After my recent post on Carl Sandburg was freshly pressed, two things happened.
1) I wasn’t sure what I should write about next, now that I had all these new followers.
2) I realized that many of them wanted to know why I chose Machu Picchu as my blog title and header.
Since I wrote that post, I’ve realized the best way for me to write is straight from my heart, from who I am. Because I think, somehow, you’ll understand it.
So from my soul to yours, here is what Machu Picchu means to me.
Ever since I could read, I’ve been fascinated by ancient places and mysteries. Things like Stonehenge
and the Great Wall of China.
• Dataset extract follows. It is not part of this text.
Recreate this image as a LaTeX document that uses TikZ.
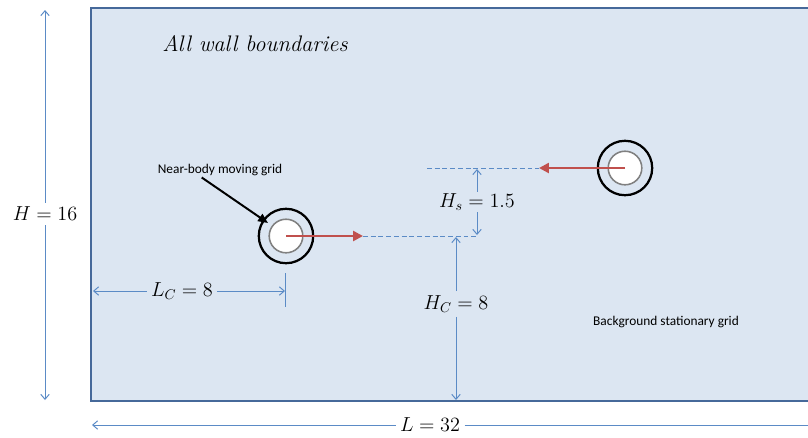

I would read books by Charles Berlitz about Atlantis and the Bermuda Triangle, and of course I was an avid Nancy Drew fan.
One of my favorite animated movies was El Dorado.
Discovery, mysteries, the past took hold of me and would not let go.
One day, after perusing my favorite bookstore, my love of ancient places came together perfectly.
I found the “The Atlas of Mysterious Places.”
The book featured all kinds of ancient places from around the world, from the Garden of Eden to Atlantis to the Forbidden City in China. It wasn’t saying that everything about these places was true; it wasn’t saying Atlantis existed; it was simply exploring the mysteries held by the common memory of humanity.
Out of all the places in the book, the one place that intrigued me the most was Machu Picchu.
Here was this place that–although the Spanish had conquered the Incas and laid ruin to their cities–survived completely intact. Nestled between two tall peaks, Machu and Huayna Picchu, it rested among the clouds with an air of calmness and serenity that said, “I know things that you never will.”
A turn of the century historian named Hiram Bingham was the one who discovered–or rather rediscovered–Machu Picchu in 1911. When he and his companions began to clear away the vegetation, they found stone houses so precisely made that not even a knife could fit between the stones.
They found what was–in the words of the Atlas–a miracle. A city that stood, despite everything that had happened around it.
Machu Picchu lay untouched. It was a hidden treasure, a secret city that survived safely between those two tall mountains, resting calmly among the clouds.
Today, it survives as a permanent monument to the Incas’ workmanship and intelligence. To me, it survives as a monument to what humanity is capable of.
No matter the onslaught against them, the Incas’ foundation was strong. They carefully crafted their greatest work. They did not worry about the world outside. I imagine they lived comfortably, in a hierarchical social system, where one of their chief duties each day was drawing water from the springs that flowed unhindered from the mountain.
What they created there in Peru has survived for hundreds of years. Those stones still speak, where the Incas cannot.
They whisper from inside the clouds, from the gusts of wind, ruffling through the green, green grass. Their spirits speak. Their message is simple.
“We were here.”
What about you? What is your favorite mystical/ancient place? Why do you think these ancient places are so fascinating to us?